### Exercise requirements
Search the material for the string "this", then return every line where it is found.

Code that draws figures
>>>>

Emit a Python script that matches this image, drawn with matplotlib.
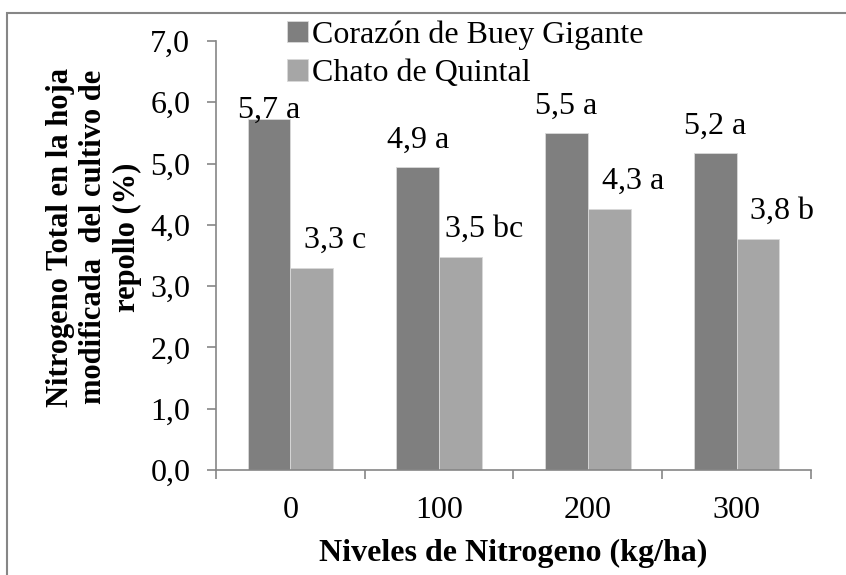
import numpy as np
import matplotlib.pyplot as plt
from matplotlib.patches import Rectangle

niveles = ['0', '100', '200', '300']
corazon = [5.72, 4.95, 5.50, 5.17]
chato = [3.30, 3.47, 4.26, 3.77]
etiq_corazon = ['5,7 a', '4,9 a', '5,5 a', '5,2 a']
etiq_chato = ['3,3 c', '3,5 bc', '4,3 a', '3,8 b']
yticks = [0, 1, 2, 3, 4, 5, 6, 7]

plt.rcParams['font.family'] = ['Liberation Serif', 'DejaVu Serif']

fig = plt.figure(figsize=(8.46, 5.75), dpi=100)
ax = fig.add_axes([0.2553, 0.1826, 0.7033, 0.7461])

gris = '#868686'
fs = 23
x = np.arange(len(niveles))
w = 0.287
ax.bar(x - w / 2, corazon, w, color='#7f7f7f', edgecolor='#d9d9d9', linewidth=0.6,
       label='Corazón de Buey Gigante')
ax.bar(x + w / 2, chato, w, color='#a6a6a6', edgecolor='#d9d9d9', linewidth=0.6,
       label='Chato de Quintal')

# etiquetas: la primera quedó pegada a la barra en el original
for i, (xi, v, t) in enumerate(zip(x - w / 2, corazon, etiq_corazon)):
    off = 0.03 if i == 0 else 0.31
    ax.text(xi, v + off, t, ha='center', va='baseline', fontsize=fs)
for xi, v, t in zip(x + w / 2, chato, etiq_chato):
    ax.text(xi + 0.16, v + 0.33, t, ha='center', va='baseline', fontsize=fs)

ax.set_xlim(-0.5, 3.5)
ax.set_ylim(0, 7)
ax.set_yticks(yticks)
ax.set_yticklabels([f'{v:.1f}'.replace('.', ',') for v in yticks], fontsize=fs)
ax.set_xticks(x)
ax.set_xticklabels(niveles, fontsize=fs)
ax.set_xticks(np.arange(-0.5, 4.0, 1.0), minor=True)
ax.tick_params(axis='x', which='major', length=0, pad=18.5)
ax.tick_params(axis='x', which='minor', length=6.5, width=1.2, color=gris, direction='out')
ax.tick_params(axis='y', length=6.5, width=1.2, color=gris, pad=12)

for s in ['top', 'right']:
    ax.spines[s].set_visible(False)
for s in ['left', 'bottom']:
    ax.spines[s].set_color(gris)
    ax.spines[s].set_linewidth(1.2)

ax.set_xlabel('Niveles de Nitrogeno (kg/ha)', fontsize=fs, fontweight='bold', labelpad=10)
ax.set_ylabel('Nitrogeno Total en la hoja\nmodificada  del cultivo de\nrepollo (%)',
              fontsize=22, fontweight='bold', labelpad=6, linespacing=1.2)
ax.yaxis.label.set_y(0.543)

ax.legend(loc='upper left', bbox_to_anchor=(287 / 846, 1 - 20 / 575),
          bbox_transform=fig.transFigure, frameon=False, fontsize=fs,
          handlelength=0.66, handleheight=0.66, handletextpad=0.12, labelspacing=0.3,
          borderaxespad=0, borderpad=0)

fig.patches.append(Rectangle((7 / 846, -0.1), 1.2, 1 - 13 / 575 + 0.1, transform=fig.transFigure,
                             fill=False, edgecolor=gris, linewidth=1.5))

fig.savefig('out.png', dpi=100)
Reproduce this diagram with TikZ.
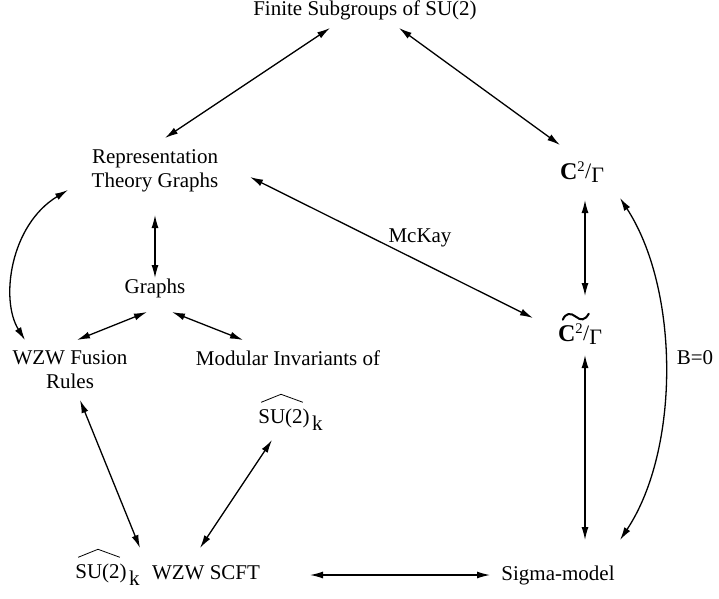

<<<<

### Exercise output
Emit a Python script that matches this image, drawn with matplotlib.
Reproduce this diagram with TikZ.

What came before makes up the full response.